Given problem: Copy nothing but the stretch that opens with the line containing "Give me the Plotly source for this chart." and closes with the line containing "energy_55 = [7.21e-5, 2.84e-4, 6.30e-4]". Keep pictures out.

[Supplied records start]

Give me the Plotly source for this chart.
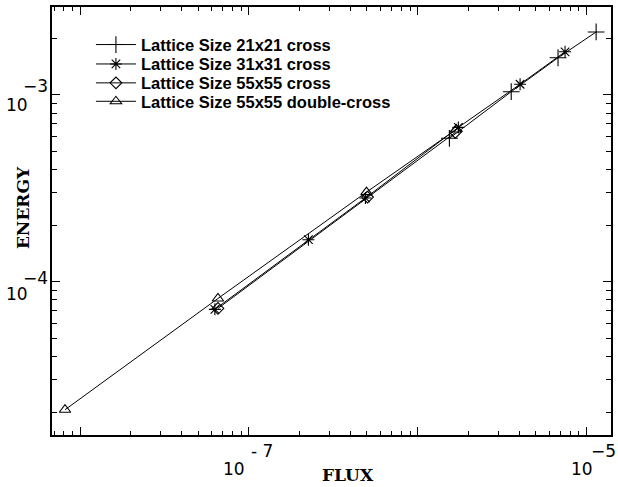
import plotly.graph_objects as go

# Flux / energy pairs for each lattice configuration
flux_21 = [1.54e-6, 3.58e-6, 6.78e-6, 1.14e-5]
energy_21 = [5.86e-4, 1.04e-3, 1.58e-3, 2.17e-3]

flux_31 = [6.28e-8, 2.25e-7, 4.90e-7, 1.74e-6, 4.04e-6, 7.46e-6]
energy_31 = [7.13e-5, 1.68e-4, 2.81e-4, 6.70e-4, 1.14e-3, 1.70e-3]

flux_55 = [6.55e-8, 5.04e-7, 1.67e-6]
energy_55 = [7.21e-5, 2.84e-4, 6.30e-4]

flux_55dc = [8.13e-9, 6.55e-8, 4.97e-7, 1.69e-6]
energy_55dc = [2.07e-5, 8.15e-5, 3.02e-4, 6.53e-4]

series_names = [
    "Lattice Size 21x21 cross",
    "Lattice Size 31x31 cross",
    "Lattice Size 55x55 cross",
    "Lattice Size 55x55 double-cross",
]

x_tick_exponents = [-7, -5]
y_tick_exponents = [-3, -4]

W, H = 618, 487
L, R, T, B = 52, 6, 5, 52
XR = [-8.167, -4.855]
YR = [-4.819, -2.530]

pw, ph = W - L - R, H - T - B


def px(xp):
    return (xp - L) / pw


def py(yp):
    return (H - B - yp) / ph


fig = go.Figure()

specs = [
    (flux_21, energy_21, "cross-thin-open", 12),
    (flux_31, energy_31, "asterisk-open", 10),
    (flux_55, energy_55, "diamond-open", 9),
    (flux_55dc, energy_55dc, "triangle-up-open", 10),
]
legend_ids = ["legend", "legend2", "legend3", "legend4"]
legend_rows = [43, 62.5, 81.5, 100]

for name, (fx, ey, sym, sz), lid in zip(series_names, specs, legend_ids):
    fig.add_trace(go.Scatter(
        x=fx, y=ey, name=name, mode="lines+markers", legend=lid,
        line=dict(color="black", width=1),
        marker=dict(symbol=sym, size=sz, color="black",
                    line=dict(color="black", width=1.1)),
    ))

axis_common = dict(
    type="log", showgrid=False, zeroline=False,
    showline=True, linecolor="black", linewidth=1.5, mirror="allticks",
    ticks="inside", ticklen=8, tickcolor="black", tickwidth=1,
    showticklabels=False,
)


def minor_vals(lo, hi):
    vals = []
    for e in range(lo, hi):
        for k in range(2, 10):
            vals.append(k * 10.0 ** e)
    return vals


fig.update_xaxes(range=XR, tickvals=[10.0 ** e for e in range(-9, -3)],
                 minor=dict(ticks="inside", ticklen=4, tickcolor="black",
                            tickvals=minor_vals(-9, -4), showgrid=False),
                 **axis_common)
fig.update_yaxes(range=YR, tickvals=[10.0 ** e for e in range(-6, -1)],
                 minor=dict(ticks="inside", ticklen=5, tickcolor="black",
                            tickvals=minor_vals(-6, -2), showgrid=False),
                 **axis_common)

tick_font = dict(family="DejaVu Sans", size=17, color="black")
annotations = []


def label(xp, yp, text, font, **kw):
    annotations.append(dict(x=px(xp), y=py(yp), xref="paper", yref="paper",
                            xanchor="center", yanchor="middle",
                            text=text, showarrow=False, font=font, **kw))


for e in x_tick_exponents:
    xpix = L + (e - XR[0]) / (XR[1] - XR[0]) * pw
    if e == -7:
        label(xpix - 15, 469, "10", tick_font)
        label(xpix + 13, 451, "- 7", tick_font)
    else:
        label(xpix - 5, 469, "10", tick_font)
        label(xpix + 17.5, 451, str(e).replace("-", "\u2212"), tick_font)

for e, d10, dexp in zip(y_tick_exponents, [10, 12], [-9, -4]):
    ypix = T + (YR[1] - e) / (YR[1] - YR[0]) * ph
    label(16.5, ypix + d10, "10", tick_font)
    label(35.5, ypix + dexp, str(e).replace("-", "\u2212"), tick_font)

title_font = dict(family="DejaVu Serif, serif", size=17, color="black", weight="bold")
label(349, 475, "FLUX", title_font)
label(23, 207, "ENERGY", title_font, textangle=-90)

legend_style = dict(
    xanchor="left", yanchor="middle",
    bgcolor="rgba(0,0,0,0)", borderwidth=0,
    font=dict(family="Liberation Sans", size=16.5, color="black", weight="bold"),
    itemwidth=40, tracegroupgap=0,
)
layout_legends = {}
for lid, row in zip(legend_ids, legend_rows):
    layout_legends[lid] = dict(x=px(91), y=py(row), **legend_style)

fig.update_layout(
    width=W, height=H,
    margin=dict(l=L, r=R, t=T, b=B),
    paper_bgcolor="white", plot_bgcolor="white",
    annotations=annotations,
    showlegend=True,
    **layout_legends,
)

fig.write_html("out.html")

[Supplied records end]
[Supplied records start]

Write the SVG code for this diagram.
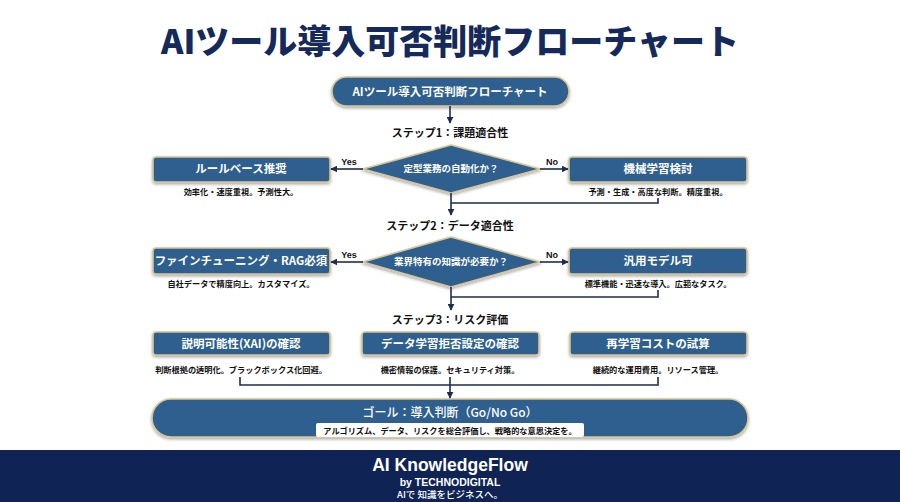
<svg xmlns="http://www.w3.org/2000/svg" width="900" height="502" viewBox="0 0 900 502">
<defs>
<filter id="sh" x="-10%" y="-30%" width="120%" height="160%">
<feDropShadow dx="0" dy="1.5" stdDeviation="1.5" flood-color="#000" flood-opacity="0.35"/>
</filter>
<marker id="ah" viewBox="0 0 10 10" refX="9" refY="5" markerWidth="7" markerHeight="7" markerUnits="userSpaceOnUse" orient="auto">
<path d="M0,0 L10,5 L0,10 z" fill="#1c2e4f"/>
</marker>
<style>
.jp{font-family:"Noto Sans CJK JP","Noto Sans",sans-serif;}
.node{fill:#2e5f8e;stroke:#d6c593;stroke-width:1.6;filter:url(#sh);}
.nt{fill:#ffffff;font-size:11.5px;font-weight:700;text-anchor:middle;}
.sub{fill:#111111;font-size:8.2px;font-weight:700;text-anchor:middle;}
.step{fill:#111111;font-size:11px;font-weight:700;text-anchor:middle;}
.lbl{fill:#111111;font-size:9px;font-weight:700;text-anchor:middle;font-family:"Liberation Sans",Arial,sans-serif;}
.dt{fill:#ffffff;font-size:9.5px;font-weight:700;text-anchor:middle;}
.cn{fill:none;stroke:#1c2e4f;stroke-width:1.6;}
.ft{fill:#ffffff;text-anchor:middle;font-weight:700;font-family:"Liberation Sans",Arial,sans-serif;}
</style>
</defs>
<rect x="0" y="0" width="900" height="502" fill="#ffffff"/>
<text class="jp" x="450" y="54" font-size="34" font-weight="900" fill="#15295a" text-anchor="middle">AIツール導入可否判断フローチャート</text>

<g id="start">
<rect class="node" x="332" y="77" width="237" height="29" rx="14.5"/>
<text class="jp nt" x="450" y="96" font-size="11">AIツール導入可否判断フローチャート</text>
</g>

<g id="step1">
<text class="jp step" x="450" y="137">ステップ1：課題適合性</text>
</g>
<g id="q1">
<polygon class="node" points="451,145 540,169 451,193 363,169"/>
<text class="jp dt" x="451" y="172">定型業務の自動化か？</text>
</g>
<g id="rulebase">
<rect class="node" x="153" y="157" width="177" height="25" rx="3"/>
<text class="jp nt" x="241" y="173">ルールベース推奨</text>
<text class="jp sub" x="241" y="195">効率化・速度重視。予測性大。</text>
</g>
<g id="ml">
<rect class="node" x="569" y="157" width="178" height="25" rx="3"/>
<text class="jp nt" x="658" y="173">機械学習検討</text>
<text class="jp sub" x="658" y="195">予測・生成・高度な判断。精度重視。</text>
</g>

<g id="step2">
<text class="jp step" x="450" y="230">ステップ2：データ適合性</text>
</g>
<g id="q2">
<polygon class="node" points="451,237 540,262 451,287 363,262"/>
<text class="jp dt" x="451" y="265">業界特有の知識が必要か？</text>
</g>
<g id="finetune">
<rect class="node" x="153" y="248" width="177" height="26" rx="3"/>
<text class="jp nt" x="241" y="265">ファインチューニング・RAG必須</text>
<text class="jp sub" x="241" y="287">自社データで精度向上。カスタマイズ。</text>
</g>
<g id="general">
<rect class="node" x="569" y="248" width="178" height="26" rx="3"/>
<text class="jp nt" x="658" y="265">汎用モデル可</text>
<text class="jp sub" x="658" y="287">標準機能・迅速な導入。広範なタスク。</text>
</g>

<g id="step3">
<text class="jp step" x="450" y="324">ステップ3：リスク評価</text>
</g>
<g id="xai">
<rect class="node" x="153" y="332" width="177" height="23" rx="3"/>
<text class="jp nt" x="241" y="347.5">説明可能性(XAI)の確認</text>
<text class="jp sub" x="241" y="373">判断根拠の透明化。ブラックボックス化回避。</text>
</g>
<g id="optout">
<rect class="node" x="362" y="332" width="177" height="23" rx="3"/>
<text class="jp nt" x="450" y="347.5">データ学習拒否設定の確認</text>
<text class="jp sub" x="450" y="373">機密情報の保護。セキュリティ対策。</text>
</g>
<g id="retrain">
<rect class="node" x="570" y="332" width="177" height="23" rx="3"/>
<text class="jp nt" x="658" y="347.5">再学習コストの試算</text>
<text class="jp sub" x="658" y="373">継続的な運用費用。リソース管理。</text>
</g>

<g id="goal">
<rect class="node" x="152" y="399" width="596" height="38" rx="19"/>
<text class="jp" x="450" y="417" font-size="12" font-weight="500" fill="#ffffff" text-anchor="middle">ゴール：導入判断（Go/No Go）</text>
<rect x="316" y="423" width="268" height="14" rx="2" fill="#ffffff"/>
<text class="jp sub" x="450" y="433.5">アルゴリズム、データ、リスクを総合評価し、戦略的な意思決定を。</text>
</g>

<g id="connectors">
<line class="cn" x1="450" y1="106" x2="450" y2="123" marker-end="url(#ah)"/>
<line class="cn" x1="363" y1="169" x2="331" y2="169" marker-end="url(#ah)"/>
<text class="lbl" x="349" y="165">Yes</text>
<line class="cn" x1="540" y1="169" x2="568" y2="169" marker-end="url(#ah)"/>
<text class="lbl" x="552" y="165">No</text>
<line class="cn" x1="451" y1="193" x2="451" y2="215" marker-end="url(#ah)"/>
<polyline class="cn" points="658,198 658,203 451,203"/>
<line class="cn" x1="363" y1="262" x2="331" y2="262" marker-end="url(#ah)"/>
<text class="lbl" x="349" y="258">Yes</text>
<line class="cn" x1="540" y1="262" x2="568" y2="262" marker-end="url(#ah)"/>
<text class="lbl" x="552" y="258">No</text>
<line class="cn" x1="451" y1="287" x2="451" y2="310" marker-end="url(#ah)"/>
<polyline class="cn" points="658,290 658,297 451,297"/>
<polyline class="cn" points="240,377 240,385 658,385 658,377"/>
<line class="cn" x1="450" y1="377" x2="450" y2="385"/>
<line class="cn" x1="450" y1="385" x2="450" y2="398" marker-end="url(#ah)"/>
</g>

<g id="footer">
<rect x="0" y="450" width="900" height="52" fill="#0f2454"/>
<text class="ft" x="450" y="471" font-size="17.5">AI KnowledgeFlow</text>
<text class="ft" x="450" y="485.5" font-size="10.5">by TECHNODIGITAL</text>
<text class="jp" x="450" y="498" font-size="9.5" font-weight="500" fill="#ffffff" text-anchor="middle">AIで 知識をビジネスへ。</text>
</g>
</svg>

[Supplied records end]

Completed exercise:
Give me the Plotly source for this chart.
import plotly.graph_objects as go

# Flux / energy pairs for each lattice configuration
flux_21 = [1.54e-6, 3.58e-6, 6.78e-6, 1.14e-5]
energy_21 = [5.86e-4, 1.04e-3, 1.58e-3, 2.17e-3]

flux_31 = [6.28e-8, 2.25e-7, 4.90e-7, 1.74e-6, 4.04e-6, 7.46e-6]
energy_31 = [7.13e-5, 1.68e-4, 2.81e-4, 6.70e-4, 1.14e-3, 1.70e-3]

flux_55 = [6.55e-8, 5.04e-7, 1.67e-6]
energy_55 = [7.21e-5, 2.84e-4, 6.30e-4]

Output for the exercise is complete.